Stored dataset items ->
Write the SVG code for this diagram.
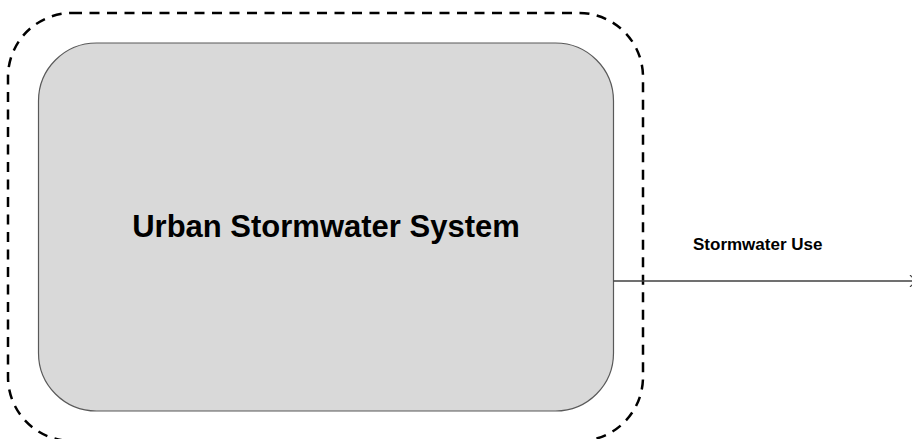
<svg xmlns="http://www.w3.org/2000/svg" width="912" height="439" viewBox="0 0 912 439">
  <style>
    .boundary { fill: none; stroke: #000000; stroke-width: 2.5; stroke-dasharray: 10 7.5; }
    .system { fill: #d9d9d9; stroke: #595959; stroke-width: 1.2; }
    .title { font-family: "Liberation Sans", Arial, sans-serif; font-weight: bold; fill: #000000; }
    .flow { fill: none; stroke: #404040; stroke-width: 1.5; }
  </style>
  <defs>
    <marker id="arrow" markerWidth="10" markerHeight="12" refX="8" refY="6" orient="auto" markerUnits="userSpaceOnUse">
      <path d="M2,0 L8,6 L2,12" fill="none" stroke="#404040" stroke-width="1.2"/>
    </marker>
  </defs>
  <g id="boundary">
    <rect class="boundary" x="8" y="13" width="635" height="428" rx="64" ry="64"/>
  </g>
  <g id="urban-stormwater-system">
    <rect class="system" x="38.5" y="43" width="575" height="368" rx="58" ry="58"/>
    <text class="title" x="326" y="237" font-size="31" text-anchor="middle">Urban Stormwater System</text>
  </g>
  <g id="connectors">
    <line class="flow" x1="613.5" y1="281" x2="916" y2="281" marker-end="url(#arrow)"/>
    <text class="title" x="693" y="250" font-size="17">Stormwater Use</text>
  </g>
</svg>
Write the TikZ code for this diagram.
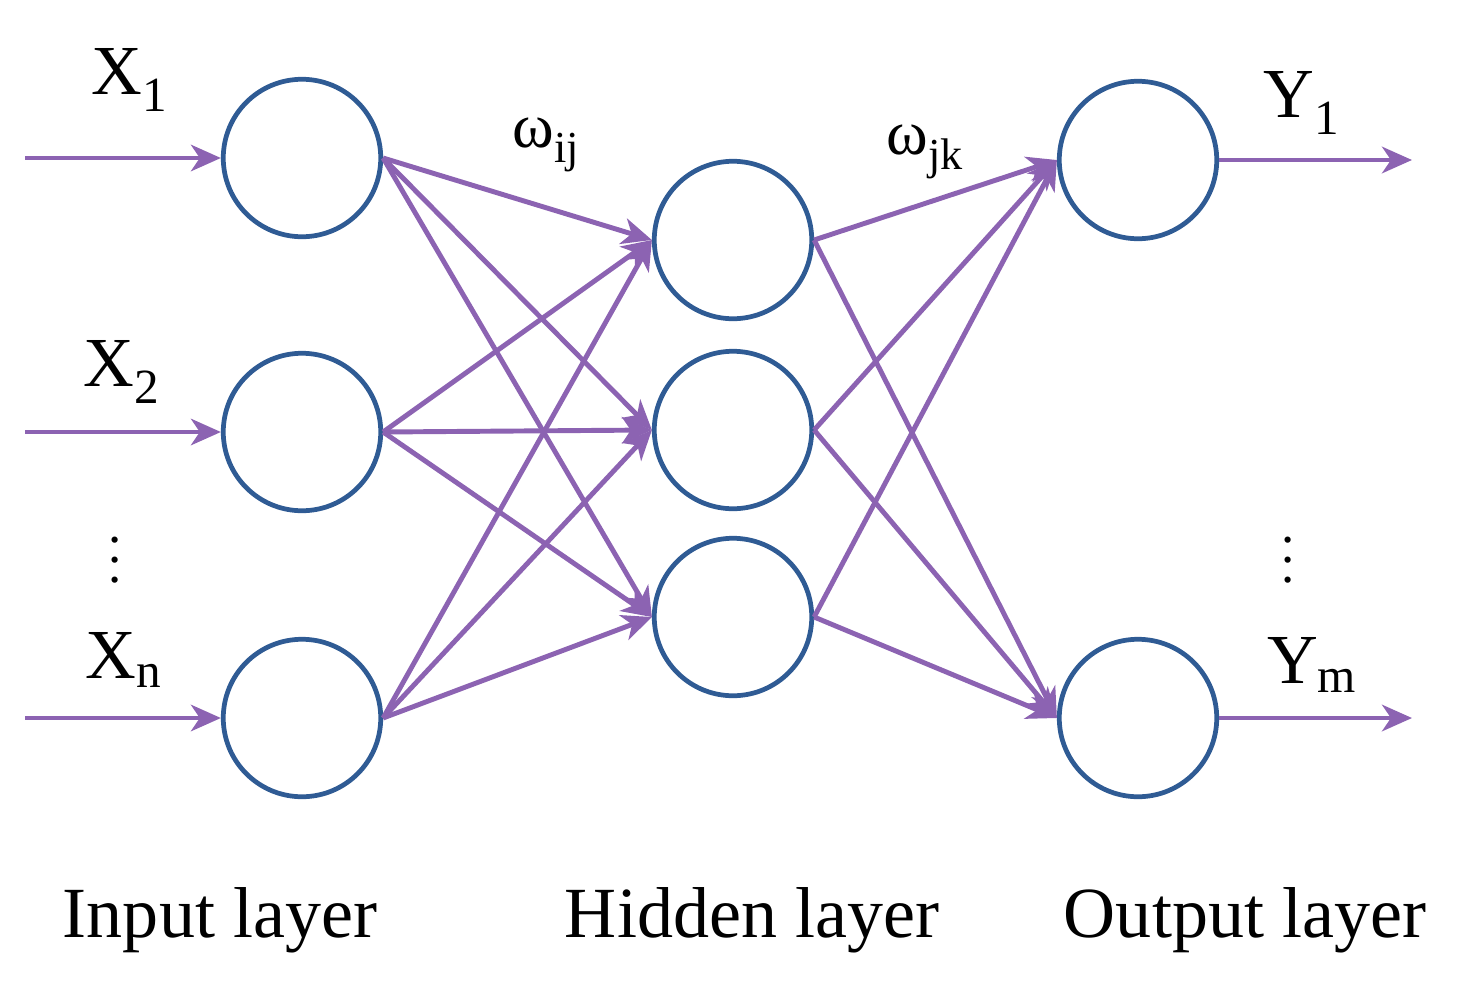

---

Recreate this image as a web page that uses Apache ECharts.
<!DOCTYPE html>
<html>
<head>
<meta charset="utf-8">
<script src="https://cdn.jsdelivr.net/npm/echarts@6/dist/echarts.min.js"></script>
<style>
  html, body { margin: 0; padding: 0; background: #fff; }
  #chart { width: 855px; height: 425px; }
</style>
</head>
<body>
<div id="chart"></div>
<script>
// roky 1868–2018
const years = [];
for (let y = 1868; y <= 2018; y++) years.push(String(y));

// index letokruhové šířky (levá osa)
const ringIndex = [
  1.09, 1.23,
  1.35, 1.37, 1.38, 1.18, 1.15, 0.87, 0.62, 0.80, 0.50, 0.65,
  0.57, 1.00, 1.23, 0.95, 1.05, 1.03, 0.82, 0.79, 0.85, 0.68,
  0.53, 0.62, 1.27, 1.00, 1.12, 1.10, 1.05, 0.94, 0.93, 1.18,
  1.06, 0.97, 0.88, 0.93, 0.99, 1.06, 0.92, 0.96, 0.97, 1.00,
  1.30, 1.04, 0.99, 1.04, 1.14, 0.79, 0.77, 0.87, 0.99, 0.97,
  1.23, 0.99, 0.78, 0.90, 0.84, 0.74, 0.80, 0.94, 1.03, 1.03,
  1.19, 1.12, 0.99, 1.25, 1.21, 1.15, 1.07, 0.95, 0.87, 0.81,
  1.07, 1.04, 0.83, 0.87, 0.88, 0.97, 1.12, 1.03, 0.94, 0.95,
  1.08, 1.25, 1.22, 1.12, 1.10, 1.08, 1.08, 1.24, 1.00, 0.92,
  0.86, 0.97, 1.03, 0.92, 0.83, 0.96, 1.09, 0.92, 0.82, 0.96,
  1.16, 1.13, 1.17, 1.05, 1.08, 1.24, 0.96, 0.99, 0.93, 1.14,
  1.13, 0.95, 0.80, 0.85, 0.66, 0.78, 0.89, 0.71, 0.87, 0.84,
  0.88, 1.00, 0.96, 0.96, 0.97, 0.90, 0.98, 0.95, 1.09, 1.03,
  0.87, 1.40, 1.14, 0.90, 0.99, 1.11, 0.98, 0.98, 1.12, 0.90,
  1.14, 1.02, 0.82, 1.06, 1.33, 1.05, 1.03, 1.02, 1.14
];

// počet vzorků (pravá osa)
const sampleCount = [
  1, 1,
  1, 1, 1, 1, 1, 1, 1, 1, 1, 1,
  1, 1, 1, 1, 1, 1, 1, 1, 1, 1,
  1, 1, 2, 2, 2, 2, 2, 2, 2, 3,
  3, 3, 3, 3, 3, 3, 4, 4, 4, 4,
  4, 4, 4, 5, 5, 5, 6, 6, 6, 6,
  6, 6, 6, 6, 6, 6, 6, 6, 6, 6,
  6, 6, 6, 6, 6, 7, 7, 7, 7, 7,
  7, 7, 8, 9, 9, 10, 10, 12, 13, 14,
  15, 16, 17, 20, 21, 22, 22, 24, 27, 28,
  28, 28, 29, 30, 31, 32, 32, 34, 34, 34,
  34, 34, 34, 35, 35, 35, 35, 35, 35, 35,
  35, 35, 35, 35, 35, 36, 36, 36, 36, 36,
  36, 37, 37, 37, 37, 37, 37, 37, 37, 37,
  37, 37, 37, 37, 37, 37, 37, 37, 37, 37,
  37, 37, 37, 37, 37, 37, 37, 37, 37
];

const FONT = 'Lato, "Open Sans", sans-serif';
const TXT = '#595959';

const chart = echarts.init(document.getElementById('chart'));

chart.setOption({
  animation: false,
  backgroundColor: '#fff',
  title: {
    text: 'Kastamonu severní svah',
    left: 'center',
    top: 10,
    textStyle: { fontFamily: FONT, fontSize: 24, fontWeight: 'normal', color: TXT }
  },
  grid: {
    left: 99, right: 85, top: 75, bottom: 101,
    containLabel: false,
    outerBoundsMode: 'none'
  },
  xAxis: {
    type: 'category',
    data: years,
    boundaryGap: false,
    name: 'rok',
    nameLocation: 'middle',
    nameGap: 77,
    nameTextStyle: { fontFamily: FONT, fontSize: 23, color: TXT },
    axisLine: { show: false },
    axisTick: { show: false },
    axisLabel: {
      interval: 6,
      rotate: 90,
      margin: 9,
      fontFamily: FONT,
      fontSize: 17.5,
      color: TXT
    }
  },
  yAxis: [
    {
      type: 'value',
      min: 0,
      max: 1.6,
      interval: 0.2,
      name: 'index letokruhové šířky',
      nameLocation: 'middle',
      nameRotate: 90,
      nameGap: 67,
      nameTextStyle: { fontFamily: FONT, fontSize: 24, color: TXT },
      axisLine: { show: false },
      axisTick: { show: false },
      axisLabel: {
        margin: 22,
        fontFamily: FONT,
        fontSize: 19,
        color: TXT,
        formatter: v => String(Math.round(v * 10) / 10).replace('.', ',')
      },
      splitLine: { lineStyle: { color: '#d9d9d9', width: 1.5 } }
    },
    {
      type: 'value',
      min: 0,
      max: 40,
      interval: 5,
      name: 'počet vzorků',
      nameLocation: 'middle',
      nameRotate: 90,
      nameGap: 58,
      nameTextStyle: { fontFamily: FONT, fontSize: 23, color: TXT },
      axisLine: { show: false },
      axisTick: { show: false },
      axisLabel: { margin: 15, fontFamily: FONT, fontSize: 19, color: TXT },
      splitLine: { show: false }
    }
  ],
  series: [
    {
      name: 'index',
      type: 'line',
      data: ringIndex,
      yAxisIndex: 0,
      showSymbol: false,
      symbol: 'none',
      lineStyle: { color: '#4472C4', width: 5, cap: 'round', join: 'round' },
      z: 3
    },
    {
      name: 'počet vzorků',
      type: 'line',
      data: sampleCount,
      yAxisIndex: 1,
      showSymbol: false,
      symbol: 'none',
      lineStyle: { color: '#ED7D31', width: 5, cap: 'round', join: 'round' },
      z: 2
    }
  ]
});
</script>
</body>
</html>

---

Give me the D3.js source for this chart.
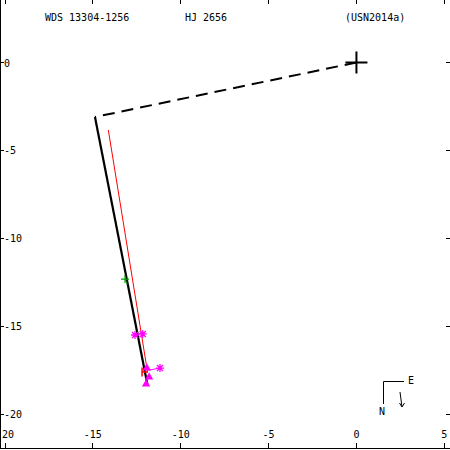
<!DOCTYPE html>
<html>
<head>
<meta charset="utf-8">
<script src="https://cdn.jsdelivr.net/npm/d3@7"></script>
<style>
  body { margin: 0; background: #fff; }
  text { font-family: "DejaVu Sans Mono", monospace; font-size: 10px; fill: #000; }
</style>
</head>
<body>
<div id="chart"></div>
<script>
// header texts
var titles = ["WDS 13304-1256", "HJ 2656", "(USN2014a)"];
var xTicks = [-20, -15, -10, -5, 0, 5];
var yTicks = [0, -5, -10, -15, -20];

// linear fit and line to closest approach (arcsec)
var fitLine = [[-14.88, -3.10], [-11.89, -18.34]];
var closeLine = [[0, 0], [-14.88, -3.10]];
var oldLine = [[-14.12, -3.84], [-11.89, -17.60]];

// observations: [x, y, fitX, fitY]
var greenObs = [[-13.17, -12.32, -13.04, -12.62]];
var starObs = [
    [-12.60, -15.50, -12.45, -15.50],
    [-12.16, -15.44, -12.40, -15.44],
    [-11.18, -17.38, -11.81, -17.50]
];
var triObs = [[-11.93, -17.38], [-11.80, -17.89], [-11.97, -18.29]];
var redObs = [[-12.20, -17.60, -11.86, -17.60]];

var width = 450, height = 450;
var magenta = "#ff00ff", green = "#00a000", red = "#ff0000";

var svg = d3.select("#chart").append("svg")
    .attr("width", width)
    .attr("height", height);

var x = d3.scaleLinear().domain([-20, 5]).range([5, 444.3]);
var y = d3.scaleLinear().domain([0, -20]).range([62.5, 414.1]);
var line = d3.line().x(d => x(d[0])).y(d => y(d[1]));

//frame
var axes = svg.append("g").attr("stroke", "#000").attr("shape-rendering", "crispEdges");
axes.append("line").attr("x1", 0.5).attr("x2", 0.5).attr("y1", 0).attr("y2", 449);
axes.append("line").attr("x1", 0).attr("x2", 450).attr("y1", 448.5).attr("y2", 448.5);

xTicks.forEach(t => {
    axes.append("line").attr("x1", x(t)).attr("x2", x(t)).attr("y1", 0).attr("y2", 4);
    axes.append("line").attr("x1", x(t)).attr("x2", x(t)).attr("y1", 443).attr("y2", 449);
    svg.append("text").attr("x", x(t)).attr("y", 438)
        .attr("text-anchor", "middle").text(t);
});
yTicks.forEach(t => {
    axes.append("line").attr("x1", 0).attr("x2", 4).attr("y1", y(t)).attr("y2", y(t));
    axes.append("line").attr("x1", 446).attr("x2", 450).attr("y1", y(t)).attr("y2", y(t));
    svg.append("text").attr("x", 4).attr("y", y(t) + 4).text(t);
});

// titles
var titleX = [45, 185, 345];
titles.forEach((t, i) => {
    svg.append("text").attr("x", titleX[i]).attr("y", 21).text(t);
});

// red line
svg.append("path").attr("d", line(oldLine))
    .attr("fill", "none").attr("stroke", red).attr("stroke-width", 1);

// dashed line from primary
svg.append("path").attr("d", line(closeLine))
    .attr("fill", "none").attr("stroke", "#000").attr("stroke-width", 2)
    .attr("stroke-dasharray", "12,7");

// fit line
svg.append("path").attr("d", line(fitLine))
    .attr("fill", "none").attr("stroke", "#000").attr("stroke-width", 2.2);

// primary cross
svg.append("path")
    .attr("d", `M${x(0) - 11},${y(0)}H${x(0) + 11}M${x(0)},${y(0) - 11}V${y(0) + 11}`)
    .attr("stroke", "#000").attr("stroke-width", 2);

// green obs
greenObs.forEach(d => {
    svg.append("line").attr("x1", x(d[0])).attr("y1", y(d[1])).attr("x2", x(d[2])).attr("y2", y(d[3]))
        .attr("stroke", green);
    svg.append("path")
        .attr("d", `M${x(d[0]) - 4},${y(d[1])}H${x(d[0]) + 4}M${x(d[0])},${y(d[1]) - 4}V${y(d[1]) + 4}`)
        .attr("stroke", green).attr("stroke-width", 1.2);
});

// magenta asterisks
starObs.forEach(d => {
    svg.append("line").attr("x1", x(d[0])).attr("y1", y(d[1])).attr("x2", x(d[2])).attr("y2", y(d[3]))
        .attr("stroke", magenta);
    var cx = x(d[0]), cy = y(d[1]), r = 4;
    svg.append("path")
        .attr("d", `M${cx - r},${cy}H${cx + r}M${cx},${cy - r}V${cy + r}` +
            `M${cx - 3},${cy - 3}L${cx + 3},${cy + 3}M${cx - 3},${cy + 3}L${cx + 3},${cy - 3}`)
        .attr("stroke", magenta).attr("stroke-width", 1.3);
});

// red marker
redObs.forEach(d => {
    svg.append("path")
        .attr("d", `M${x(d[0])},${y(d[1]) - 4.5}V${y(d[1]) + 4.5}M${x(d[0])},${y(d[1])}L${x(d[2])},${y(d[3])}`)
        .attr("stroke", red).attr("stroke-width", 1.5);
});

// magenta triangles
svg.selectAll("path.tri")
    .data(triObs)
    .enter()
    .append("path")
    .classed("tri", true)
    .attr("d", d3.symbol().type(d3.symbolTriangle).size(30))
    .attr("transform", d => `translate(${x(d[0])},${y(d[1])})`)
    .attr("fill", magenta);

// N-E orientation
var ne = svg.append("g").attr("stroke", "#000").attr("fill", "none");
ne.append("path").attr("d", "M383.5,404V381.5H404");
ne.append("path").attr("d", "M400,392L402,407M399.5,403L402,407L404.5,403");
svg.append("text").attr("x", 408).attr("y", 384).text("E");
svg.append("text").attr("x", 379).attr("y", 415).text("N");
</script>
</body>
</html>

Objective ->
Copy the listing above exactly, but only from the line with "Give me the D3.js source for this chart." through the line with "var line = d3.line().x(d", including those two lines and excluding any picture.

Reply ->
Give me the D3.js source for this chart.
<!DOCTYPE html>
<html>
<head>
<meta charset="utf-8">
<script src="https://cdn.jsdelivr.net/npm/d3@7"></script>
<style>
  body { margin: 0; background: #fff; }
  text { font-family: "DejaVu Sans Mono", monospace; font-size: 10px; fill: #000; }
</style>
</head>
<body>
<div id="chart"></div>
<script>
// header texts
var titles = ["WDS 13304-1256", "HJ 2656", "(USN2014a)"];
var xTicks = [-20, -15, -10, -5, 0, 5];
var yTicks = [0, -5, -10, -15, -20];

// linear fit and line to closest approach (arcsec)
var fitLine = [[-14.88, -3.10], [-11.89, -18.34]];
var closeLine = [[0, 0], [-14.88, -3.10]];
var oldLine = [[-14.12, -3.84], [-11.89, -17.60]];

// observations: [x, y, fitX, fitY]
var greenObs = [[-13.17, -12.32, -13.04, -12.62]];
var starObs = [
    [-12.60, -15.50, -12.45, -15.50],
    [-12.16, -15.44, -12.40, -15.44],
    [-11.18, -17.38, -11.81, -17.50]
];
var triObs = [[-11.93, -17.38], [-11.80, -17.89], [-11.97, -18.29]];
var redObs = [[-12.20, -17.60, -11.86, -17.60]];

var width = 450, height = 450;
var magenta = "#ff00ff", green = "#00a000", red = "#ff0000";

var svg = d3.select("#chart").append("svg")
    .attr("width", width)
    .attr("height", height);

var x = d3.scaleLinear().domain([-20, 5]).range([5, 444.3]);
var y = d3.scaleLinear().domain([0, -20]).range([62.5, 414.1]);
var line = d3.line().x(d => x(d[0])).y(d => y(d[1]));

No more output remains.